British cryptanalysts, who referred to encrypted German teleprinter traffic as Fish, dubbed the machine and its traffic Tunny (meaning tunafish) and deduced its logical structure three years before they saw such a machine.[1]
The SZ machines were in-line attachments to standard teleprinters. An experimental link using SZ40 machines was started in June 1941. The enhanced SZ42 machines were brought into substantial use from mid-1942 onwards for high-level communications between the German High Command in Wünsdorf close to Berlin, and Army Commands throughout occupied Europe.[2] The more advanced SZ42A came into routine use in February 1943 and the SZ42B in June 1944.[3]
After the Second World War, a group of British and US cryptanalysts entered Germany with the front-line troops to capture the documents, technology and personnel of the various German signal intelligence organizations before these secrets could be destroyed, looted, or captured by the Soviets. They were called the Target Intelligence Committee: TICOM.[8][9]

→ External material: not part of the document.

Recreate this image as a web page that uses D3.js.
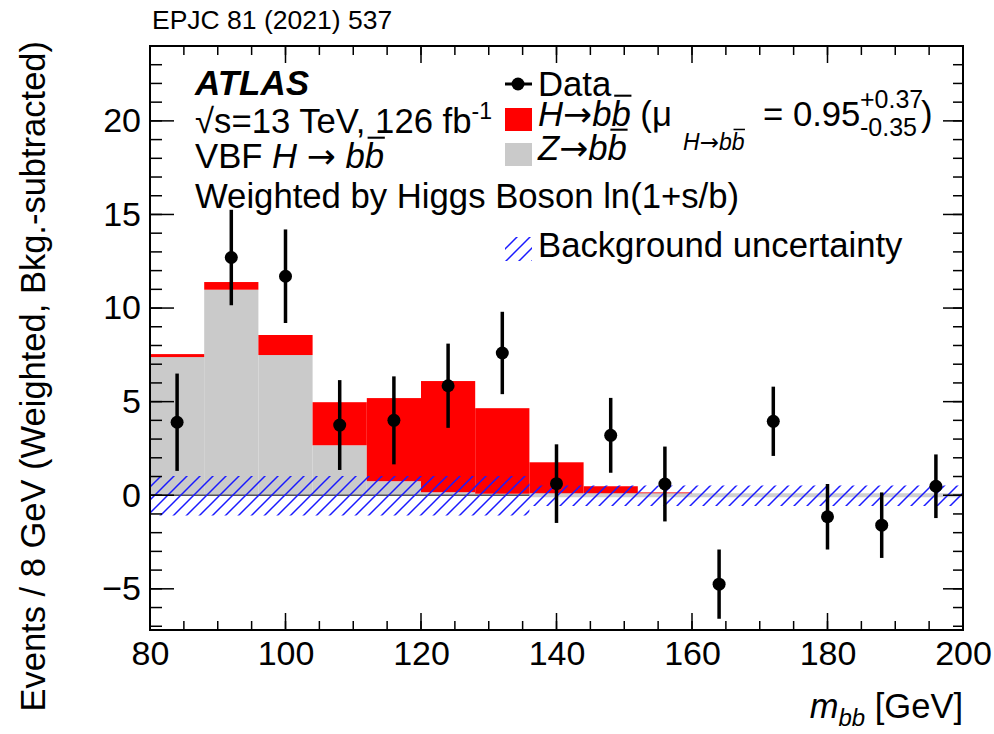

From captured German cryptographers Drs Huttenhain and Fricke they learnt of the development of the SZ40 and SZ42 a/b.[10] The design was for a machine that could be attached to any teleprinter. The first machine was referred to as the SZ40 (old type) which had ten rotors with fixed cams. It was recognised that the security of this machine was not great. The definitive SZ40 had twelve rotors with movable cams. The rightmost five rotors were called Spaltencäsar but named the Chi wheels by Bill Tutte. The leftmost five were named Springcäsar, Psi wheels to Tutte. The middle two Vorgeleger rotors were called Mu or motor wheels by Tutte.
The five data bits of each ITA2-coded telegraph character were processed first by the five chi wheels and then further processed by the five psi wheels. The cams on the wheels reversed the value of a bit if in the raised position, but left it unchanged if in the lowered position.
Other names for this function are: Not equal (NEQ), modulo 2 addition (without 'carry') and modulo 2 subtraction (without 'borrow').
Vernam's cipher is a symmetric-key algorithm, i.e. the same key is used both to encipher plaintext to produce the ciphertext and to decipher ciphertext to yield the original plaintext:
plaintext ⊕ key = ciphertext
and:
ciphertext ⊕ key = plaintext
This produces the essential reciprocity that allows the same machine with the same settings to be used for both encryption and decryption.
Vernam's idea was to use conventional telegraphy practice with a paper tape of the plaintext combined with a paper tape of the key. Each key tape would have been unique (a one-time tape), but generating and distributing such tapes presented considerable practical difficulties. In the 1920s four men in different countries invented rotor cipher machines to produce a key stream to act instead of a tape.[12] The 1940 Lorenz SZ40/42 was one of these.[13]
Operating Principle
The logical functioning of the Tunny system was worked out well before the Bletchley Park cryptanalysts saw one of the machines—which only happened in 1945, as Germany was surrendering to the Allies.[14]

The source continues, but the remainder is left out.